**REQUIRED WORK:**
Everything from the first line of the data below through the line that contains "Chart.register(...registerables);" should be written out exactly, please, and nothing more; the pictures stay out.

**AVAILABLE DATA:**
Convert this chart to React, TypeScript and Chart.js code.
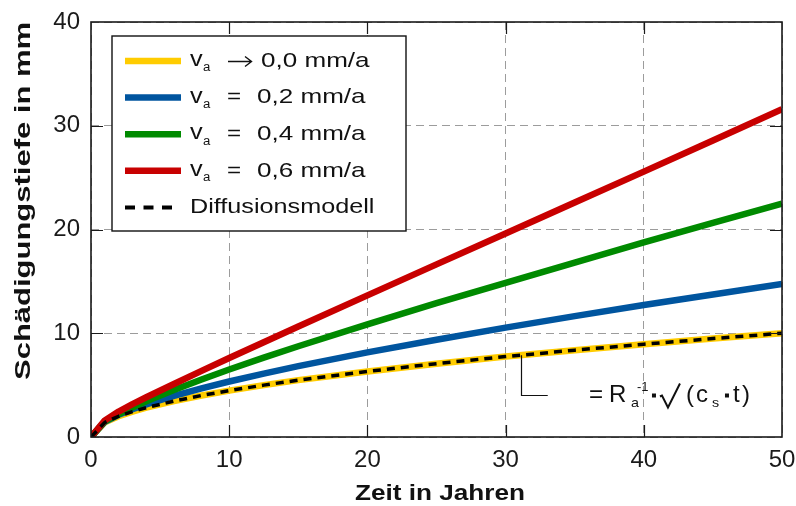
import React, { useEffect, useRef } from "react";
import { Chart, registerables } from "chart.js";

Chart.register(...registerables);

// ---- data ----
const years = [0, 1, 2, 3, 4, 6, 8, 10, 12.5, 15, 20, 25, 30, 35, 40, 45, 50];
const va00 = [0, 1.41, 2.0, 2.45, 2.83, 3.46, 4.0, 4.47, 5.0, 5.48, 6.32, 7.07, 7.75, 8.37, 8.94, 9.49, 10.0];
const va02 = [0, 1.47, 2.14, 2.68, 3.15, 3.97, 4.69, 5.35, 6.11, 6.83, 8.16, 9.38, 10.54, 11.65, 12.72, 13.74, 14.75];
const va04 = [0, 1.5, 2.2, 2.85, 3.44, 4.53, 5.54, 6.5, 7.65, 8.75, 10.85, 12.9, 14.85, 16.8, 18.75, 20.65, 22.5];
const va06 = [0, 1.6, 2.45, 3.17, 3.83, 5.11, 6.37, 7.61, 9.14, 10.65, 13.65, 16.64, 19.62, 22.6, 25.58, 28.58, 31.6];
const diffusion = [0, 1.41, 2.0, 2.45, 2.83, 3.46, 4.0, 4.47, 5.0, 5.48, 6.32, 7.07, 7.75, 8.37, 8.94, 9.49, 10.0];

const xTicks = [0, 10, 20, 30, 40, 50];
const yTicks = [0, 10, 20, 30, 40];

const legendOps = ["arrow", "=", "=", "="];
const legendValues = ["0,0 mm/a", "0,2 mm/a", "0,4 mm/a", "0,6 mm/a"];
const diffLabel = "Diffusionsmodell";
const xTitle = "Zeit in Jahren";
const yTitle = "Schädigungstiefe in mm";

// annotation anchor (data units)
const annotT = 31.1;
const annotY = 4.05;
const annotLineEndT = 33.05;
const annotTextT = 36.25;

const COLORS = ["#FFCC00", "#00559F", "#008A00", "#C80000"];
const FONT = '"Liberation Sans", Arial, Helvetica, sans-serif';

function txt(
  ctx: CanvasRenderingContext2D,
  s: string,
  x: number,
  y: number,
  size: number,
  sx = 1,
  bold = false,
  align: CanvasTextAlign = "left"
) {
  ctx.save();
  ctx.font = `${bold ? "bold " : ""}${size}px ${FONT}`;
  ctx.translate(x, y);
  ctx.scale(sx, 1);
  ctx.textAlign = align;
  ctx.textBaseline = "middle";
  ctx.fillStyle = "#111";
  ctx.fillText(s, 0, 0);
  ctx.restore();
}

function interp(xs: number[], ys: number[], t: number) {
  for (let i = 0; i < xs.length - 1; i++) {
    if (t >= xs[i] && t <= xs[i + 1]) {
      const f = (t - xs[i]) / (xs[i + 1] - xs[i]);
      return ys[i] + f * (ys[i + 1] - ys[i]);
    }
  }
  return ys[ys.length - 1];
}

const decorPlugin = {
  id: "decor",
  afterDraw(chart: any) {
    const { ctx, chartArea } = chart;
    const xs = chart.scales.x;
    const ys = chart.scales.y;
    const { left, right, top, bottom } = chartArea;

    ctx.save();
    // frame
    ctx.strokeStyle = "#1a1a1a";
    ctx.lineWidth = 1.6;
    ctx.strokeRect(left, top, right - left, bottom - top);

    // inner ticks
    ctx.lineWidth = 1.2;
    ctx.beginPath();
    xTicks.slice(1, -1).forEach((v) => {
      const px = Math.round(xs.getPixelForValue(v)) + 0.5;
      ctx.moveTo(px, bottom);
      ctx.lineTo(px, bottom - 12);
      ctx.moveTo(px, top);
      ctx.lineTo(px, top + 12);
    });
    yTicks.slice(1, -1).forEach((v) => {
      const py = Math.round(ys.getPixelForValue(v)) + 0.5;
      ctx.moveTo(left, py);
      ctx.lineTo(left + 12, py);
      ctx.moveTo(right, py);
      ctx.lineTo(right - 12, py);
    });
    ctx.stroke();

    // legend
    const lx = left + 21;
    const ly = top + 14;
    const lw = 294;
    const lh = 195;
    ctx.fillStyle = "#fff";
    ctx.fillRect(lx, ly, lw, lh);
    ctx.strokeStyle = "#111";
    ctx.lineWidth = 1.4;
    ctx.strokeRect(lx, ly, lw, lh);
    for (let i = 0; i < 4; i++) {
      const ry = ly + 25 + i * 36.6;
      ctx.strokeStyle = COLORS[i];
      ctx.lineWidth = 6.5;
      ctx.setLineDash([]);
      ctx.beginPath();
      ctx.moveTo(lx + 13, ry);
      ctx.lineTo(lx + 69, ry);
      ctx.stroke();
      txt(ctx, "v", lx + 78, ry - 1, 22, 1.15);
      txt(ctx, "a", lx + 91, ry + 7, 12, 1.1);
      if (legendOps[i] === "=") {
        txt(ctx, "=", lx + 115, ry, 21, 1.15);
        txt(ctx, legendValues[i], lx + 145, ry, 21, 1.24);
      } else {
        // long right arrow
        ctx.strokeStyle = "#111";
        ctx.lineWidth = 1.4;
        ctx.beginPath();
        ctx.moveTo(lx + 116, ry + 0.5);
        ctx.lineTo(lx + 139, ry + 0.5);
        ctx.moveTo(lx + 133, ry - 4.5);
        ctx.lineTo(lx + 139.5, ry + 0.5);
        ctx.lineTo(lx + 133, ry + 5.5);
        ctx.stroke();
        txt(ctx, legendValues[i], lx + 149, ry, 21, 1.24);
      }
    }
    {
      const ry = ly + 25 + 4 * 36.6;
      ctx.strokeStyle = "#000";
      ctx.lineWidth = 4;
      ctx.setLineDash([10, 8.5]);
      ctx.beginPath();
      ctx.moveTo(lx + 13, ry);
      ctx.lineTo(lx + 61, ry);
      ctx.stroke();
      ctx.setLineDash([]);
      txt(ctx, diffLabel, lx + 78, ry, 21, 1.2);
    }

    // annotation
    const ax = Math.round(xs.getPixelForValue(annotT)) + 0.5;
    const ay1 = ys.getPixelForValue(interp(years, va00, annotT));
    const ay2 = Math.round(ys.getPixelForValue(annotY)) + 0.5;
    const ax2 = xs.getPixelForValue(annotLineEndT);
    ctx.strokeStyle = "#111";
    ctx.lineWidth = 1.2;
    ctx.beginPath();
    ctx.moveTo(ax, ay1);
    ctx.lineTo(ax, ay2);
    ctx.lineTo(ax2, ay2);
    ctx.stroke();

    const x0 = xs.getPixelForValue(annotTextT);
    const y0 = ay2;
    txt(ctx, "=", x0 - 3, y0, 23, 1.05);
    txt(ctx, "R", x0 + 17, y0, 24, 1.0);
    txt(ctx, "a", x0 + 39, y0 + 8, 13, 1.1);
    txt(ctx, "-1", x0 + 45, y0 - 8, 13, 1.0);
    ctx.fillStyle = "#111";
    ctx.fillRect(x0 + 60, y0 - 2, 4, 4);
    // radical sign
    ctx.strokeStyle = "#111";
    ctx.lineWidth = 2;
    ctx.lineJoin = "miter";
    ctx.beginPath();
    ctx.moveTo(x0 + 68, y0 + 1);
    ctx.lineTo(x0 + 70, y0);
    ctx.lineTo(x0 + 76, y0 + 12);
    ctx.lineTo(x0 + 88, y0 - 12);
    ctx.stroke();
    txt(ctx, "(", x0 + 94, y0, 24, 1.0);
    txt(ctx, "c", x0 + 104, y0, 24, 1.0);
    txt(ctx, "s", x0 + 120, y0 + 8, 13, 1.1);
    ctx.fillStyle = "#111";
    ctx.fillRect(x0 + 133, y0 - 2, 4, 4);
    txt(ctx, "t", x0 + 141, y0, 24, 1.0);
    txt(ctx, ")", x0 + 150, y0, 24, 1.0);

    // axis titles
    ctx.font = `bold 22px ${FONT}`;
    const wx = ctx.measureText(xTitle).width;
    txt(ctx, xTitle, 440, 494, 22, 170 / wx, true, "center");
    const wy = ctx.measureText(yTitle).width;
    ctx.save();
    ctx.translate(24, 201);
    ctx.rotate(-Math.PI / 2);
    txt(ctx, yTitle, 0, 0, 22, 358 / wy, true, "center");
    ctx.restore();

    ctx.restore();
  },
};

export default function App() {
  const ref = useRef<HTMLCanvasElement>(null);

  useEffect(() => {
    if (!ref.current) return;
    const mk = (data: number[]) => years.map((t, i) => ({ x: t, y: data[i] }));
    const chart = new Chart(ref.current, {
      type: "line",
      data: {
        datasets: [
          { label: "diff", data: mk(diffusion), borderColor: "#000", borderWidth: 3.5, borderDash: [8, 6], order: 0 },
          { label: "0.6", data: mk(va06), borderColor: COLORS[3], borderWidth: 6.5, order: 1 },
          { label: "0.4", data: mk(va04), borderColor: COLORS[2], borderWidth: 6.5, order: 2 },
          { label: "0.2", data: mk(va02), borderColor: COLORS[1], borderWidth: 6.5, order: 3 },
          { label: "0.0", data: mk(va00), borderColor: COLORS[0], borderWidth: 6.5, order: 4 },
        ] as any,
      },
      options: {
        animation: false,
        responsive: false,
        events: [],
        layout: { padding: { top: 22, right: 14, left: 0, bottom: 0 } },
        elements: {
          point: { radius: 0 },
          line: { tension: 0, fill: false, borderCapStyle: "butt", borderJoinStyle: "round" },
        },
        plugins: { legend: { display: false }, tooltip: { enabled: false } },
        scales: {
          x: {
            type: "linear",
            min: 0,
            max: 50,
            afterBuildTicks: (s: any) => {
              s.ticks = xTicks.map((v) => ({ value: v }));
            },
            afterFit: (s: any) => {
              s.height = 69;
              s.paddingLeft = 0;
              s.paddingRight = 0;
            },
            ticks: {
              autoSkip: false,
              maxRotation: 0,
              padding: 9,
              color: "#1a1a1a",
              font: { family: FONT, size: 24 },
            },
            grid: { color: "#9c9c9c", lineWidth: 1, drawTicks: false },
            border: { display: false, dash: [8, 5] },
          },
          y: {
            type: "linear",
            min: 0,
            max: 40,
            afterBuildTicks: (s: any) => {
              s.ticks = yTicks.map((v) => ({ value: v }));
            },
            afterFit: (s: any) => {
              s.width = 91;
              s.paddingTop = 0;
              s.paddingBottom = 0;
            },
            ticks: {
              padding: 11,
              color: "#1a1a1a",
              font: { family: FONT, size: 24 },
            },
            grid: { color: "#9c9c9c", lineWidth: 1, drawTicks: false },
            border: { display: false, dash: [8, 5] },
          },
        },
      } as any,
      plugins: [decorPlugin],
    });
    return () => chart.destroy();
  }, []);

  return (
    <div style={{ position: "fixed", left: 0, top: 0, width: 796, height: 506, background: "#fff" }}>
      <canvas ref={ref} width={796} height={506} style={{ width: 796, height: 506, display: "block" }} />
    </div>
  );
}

**FULL OUTPUT:**
Convert this chart to React, TypeScript and Chart.js code.
import React, { useEffect, useRef } from "react";
import { Chart, registerables } from "chart.js";

Chart.register(...registerables);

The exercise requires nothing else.